■ **Description of the task**:
Only the lines from the line containing "Clone this chart in Plotly." to the line containing "import plotly.graph_objects as go", with both of those lines, are to be repeated exactly. Leave the images out.

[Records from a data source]
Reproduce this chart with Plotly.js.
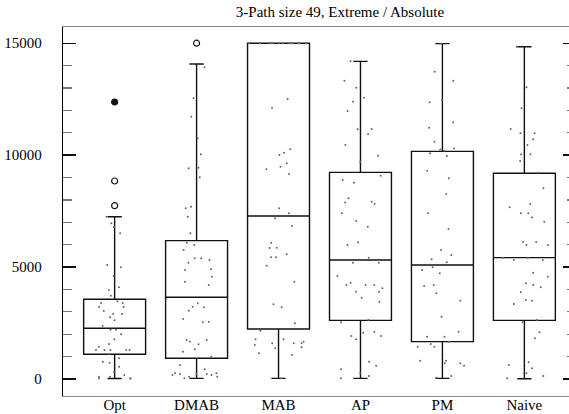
<!DOCTYPE html>
<html>
<head>
<meta charset="utf-8">
<script src="https://cdn.plot.ly/plotly-3.0.1.min.js"></script>
<style>
html, body { margin: 0; padding: 0; overflow: hidden; background: #fff; width: 569px; height: 414px; }
#chart { width: 580px; height: 414px; }
</style>
</head>
<body>
<div id="chart"></div>
<script>
const categories = ['Opt', 'DMAB', 'MAB', 'AP', 'PM', 'Naive'];
const q1 = [1103, 925, 2233, 2620, 1670, 2620];
const median = [2265, 3650, 7280, 5315, 5090, 5420];
const q3 = [3560, 6180, 15000, 9230, 10170, 9190];
const lowerWhisker = [20, 30, 30, 30, 30, 10];
const upperWhisker = [7250, 14070, 15000, 14190, 14980, 14840];
const yTickValues = [0, 5000, 10000, 15000];
const yTickLabels = ['0', '5000', '10000', '15000'];

const outlierCats = ['Opt', 'Opt', 'Opt', 'DMAB'];
const outlierValues = [12373, 8845, 7743, 15000];
const outlierSymbols = ['circle', 'circle-open', 'circle-open', 'circle-open'];

const optRuns = [7250, 6955, 6775, 6510, 5090, 4990, 4600, 4100, 3975, 3720, 3470, 3395, 3395,
  3216, 3216, 3037, 2903, 2903, 2755, 2620, 2367, 2202, 2202, 1995, 1773, 1563, 1444,
  1295, 1295, 1295, 1295, 1295, 1117, 925, 773, 728, 549, 326, 179, 103, 103, 20, 20, 20];
const dmabRuns = [14070, 13925, 12540, 11720, 10750, 10040, 9440, 9410, 9010, 7700, 7625, 7250,
  6510, 6090, 5985, 5760, 5390, 5390, 5315, 5195, 4900, 4870, 4570, 4350, 4200, 3380, 3230,
  3200, 3050, 2680, 2560, 2530, 1742, 1740, 1666, 1550, 1325, 1220, 996, 625, 433, 255, 255,
  223, 223, 223, 179, 179, 103, 103, 30];
const mabRuns = [15000, 15000, 15000, 15000, 15000, 15000, 15000, 15000, 15000, 15000, 15000,
  15000, 15000, 12510, 12120, 10260, 10110, 10005, 9635, 9485, 9365, 9160, 7625, 7400, 7180,
  6835, 6090, 5865, 5850, 5570, 5435, 5435, 5060, 4350, 3335, 3200, 2490, 2160, 1773, 1773,
  1666, 1595, 1595, 1595, 1520, 1416, 1370, 1148, 1072, 30];
const apRuns = [14190, 13325, 13010, 12565, 12390, 11970, 11170, 11155, 10945, 10455, 9975, 9710,
  9080, 8890, 8770, 8070, 7920, 7890, 7830, 7400, 7060, 6805, 6105, 5985, 5420, 5195, 5195,
  4600, 4300, 4200, 4200, 4200, 4050, 3900, 3900, 3630, 3455, 2635, 2530, 2115, 2070, 1920,
  1920, 1773, 773, 596, 433, 255, 134, 30];
const pmRuns = [14980, 13730, 13325, 12465, 12360, 11470, 11225, 10600, 10300, 10250, 10200,
  10080, 9960, 9305, 8965, 8265, 7400, 6700, 5760, 5540, 5345, 5210, 4990, 4870, 4720, 4200,
  4155, 3830, 3500, 2785, 2115, 1890, 1890, 1666, 1565, 1444, 1444, 818, 818, 700, 700, 596,
  134, 58];
const naiveRuns = [14840, 13030, 12090, 11170, 10975, 10975, 10710, 10455, 10040, 10040, 9740,
  9215, 8520, 7820, 7670, 7400, 7400, 7220, 7025, 6120, 6120, 5985, 5985, 5420, 5420, 5315,
  5315, 4750, 4570, 4275, 4200, 4095, 3870, 3530, 3500, 3350, 2635, 2530, 2085, 1818, 745,
  625, 478, 255, 134, 30];

const runsByCat = [optRuns, dmabRuns, mabRuns, apRuns, pmRuns, naiveRuns];
const jx = [], jy = [];
runsByCat.forEach((arr, i) => arr.forEach(v => { jx.push(categories[i]); jy.push(v); }));

const serif = 'Liberation Serif';

const boxTrace = {
  type: 'box', x: categories, q1: q1, median: median, q3: q3,
  lowerfence: lowerWhisker, upperfence: upperWhisker,
  boxpoints: false, width: 0.756, whiskerwidth: 0.23,
  line: { color: '#111', width: 1.4 }, fillcolor: 'rgba(0,0,0,0)',
  hoverinfo: 'skip', showlegend: false
};
const jitterTrace = {
  type: 'box', x: jx, y: jy, boxpoints: 'all', jitter: 1, pointpos: 0,
  width: 0.756, line: { color: 'rgba(0,0,0,0)', width: 0 }, fillcolor: 'rgba(0,0,0,0)',
  marker: { size: 2, color: '#666', line: { width: 0 } },
  hoverinfo: 'skip', showlegend: false
};
const outlierTrace = {
  type: 'scatter', mode: 'markers', x: outlierCats, y: outlierValues,
  marker: { symbol: outlierSymbols, size: 6, color: '#111', line: { color: '#111', width: 1.2 } },
  hoverinfo: 'skip', showlegend: false
};

const layout = {
  width: 580, height: 414,
  margin: { l: 63, r: 4, t: 27, b: 18 },
  paper_bgcolor: '#fff', plot_bgcolor: '#fff',
  font: { family: serif, size: 15, color: '#000' },
  title: { text: '3-Path size 49, Extreme / Absolute', font: { family: serif, size: 15, color: '#000' },
    x: 0.54, xref: 'paper', xanchor: 'center', y: 0.972, yref: 'container', yanchor: 'middle' },
  boxmode: 'overlay',
  xaxis: {
    type: 'category', categoryorder: 'array', categoryarray: categories,
    range: [-0.63, 5.63], showgrid: false, zeroline: false,
    showline: true, linecolor: '#888', linewidth: 1.2, mirror: true,
    ticks: '', ticklabelstandoff: -5,
    tickfont: { family: serif, size: 15, color: '#000' }
  },
  yaxis: {
    range: [-759, 15724], showgrid: false, zeroline: false,
    showline: true, linecolor: '#000', linewidth: 1.2, mirror: 'ticks',
    tickvals: yTickValues, ticktext: yTickLabels,
    ticks: 'inside', ticklen: 13, tickwidth: 1.3, tickcolor: '#111',
    ticklabelstandoff: 17,
    minor: { dtick: 1000, tick0: 0, ticks: 'inside', ticklen: 9, tickwidth: 1.2, tickcolor: '#777' },
    tickfont: { family: serif, size: 15, color: '#000' }
  }
};

Plotly.newPlot('chart', [boxTrace, jitterTrace, outlierTrace], layout, { displayModeBar: false, staticPlot: true });
</script>
</body>
</html>
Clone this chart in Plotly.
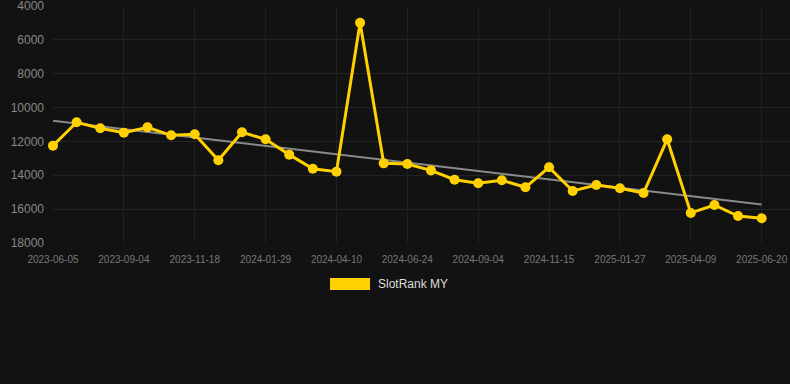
import plotly.graph_objects as go

dates = [
    "2023-06-05", "2023-07-05", "2023-08-04", "2023-09-04", "2023-09-29", "2023-10-24",
    "2023-11-18", "2023-12-12", "2024-01-05", "2024-01-29", "2024-02-22", "2024-03-17",
    "2024-04-10", "2024-05-05", "2024-05-30", "2024-06-24", "2024-07-18", "2024-08-11",
    "2024-09-04", "2024-09-28", "2024-10-22", "2024-11-15", "2024-12-09", "2025-01-03",
    "2025-01-27", "2025-02-20", "2025-03-16", "2025-04-09", "2025-05-03", "2025-05-27",
    "2025-06-20",
]
rank = [
    12250, 10870, 11225, 11480, 11165, 11640, 11580, 13115, 11460, 11875, 12780,
    13610, 13785, 4985, 13295, 13330, 13710, 14260, 14475, 14295, 14710, 13530,
    14925, 14575, 14770, 15045, 11875, 16225, 15755, 16405, 16540,
]
trend_ends = [10780, 15730]
tick_labels = dates[::3]
y_ticks = [4000, 6000, 8000, 10000, 12000, 14000, 16000, 18000]
y_tick_text = [str(v) for v in y_ticks]

gold = "#FFD100"
bg = "#121212"

fig = go.Figure()
fig.add_trace(go.Scatter(
    x=[dates[0], dates[-1]], y=trend_ends, mode="lines",
    line=dict(color="#8a8a8a", width=2), showlegend=False, hoverinfo="skip",
))
fig.add_trace(go.Scatter(
    x=dates, y=rank, mode="lines+markers", name="SlotRank MY",
    line=dict(color=gold, width=3),
    marker=dict(color=gold, size=10),
    showlegend=False, cliponaxis=False,
))

fig.update_layout(
    width=790, height=384,
    paper_bgcolor=bg, plot_bgcolor=bg,
    margin=dict(l=53, r=0, t=6, b=141),
    font=dict(family="Liberation Sans, Arial, sans-serif", color="#888"),
    xaxis=dict(
        type="category", categoryorder="array", categoryarray=dates,
        range=[0, 31.2],
        tickmode="array", tickvals=tick_labels, ticktext=tick_labels,
        tickfont=dict(size=10, color="#777"),
        showgrid=True, gridcolor="#202020", gridwidth=1,
        zeroline=False, showline=False, ticks="", ticklen=0,
        ticklabelstandoff=9,
    ),
    yaxis=dict(
        range=[18000, 4000], tickmode="array", tickvals=y_ticks, ticktext=y_tick_text,
        tickfont=dict(size=12, color="#888"),
        showgrid=True, gridcolor="#232323", gridwidth=1,
        zeroline=False, showline=False, ticks="", ticklabelstandoff=8,
        ticklabeloverflow="allow",
    ),
    shapes=[dict(
        type="rect", xref="paper", yref="paper",
        x0=(330 - 53) / 737, x1=(370 - 53) / 737,
        y0=-(290 - 243) / 237, y1=-(278 - 243) / 237,
        fillcolor=gold, line=dict(width=0),
    )],
    annotations=[dict(
        text="SlotRank MY", xref="paper", yref="paper",
        x=(376 - 53) / 737, y=-(284 - 243) / 237,
        xanchor="left", yanchor="middle", showarrow=False,
        font=dict(size=12, color="#ddd"),
    )],
)

fig.write_html("out.html")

■ **Solution to this task**:
Clone this chart in Plotly.
import plotly.graph_objects as go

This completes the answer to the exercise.